Six months ago, global finance officials meeting in Washington berated the U.S. for failing to put its fiscal house in order. This time, the critics were silent.
The Congressional Budget Office projected today that the 2014 deficit will be the lowest in six years and down more than 60 percent from the record $1.4 trillion in 2009. With the annual April 15 tax filing deadline looming, the U.S. has received about $80 billion more in income taxes this fiscal year than it had 12 months earlier.
The Treasury’s coffers are swelling as the almost five-year economic expansion gains momentum, generating more corporate and personal income-tax revenue and reducing spending on social services. Stronger growth, in turn, will depend less on government spendingto fuel growth than it has in the past.
“Without fiscal stimulus, we’ll see over the next year or two if the economy is really standing on its own two feet,” said Ira Jersey, a fixed-income and interest-rate strategist at Credit Suisse Group AG in New York. “We suspect it is. This means further improvement of the deficit over the next few years.”

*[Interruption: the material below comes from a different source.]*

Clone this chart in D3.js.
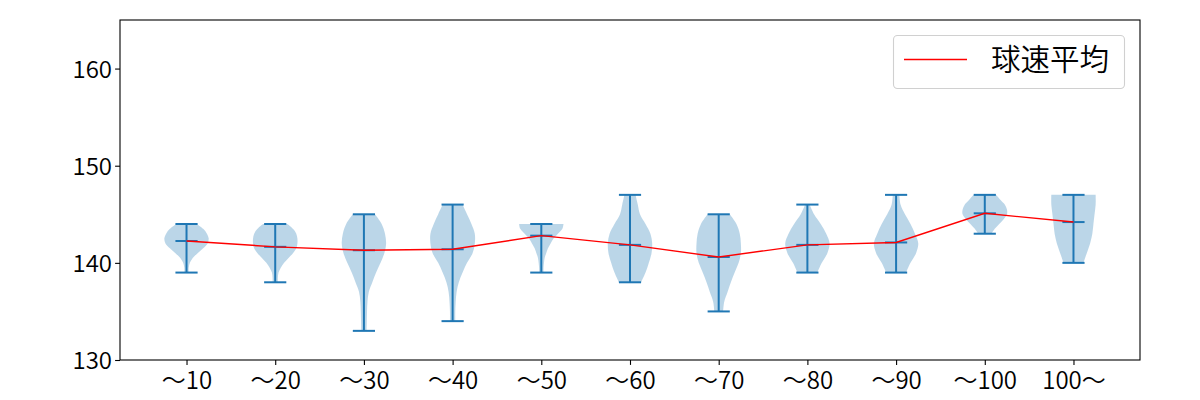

More evidence of fiscal health came last week, when the Treasury Department reported a deficit of $36.9 billion, the smallest for that month in 14 years. Revenue increased 16 percent to $215.8 billion from $186 billion in March 2013. Spending totaled $252.7 billion, down 13.6 percent.
Corporate tax revenue may climb further as accelerating growth and declining unemployment boost sales and earnings. The International Monetary Fund, in a report last week, forecast a U.S. expansion of 2.8 percent this year and 3 percent in 2015, compared with 1.9 percent last year.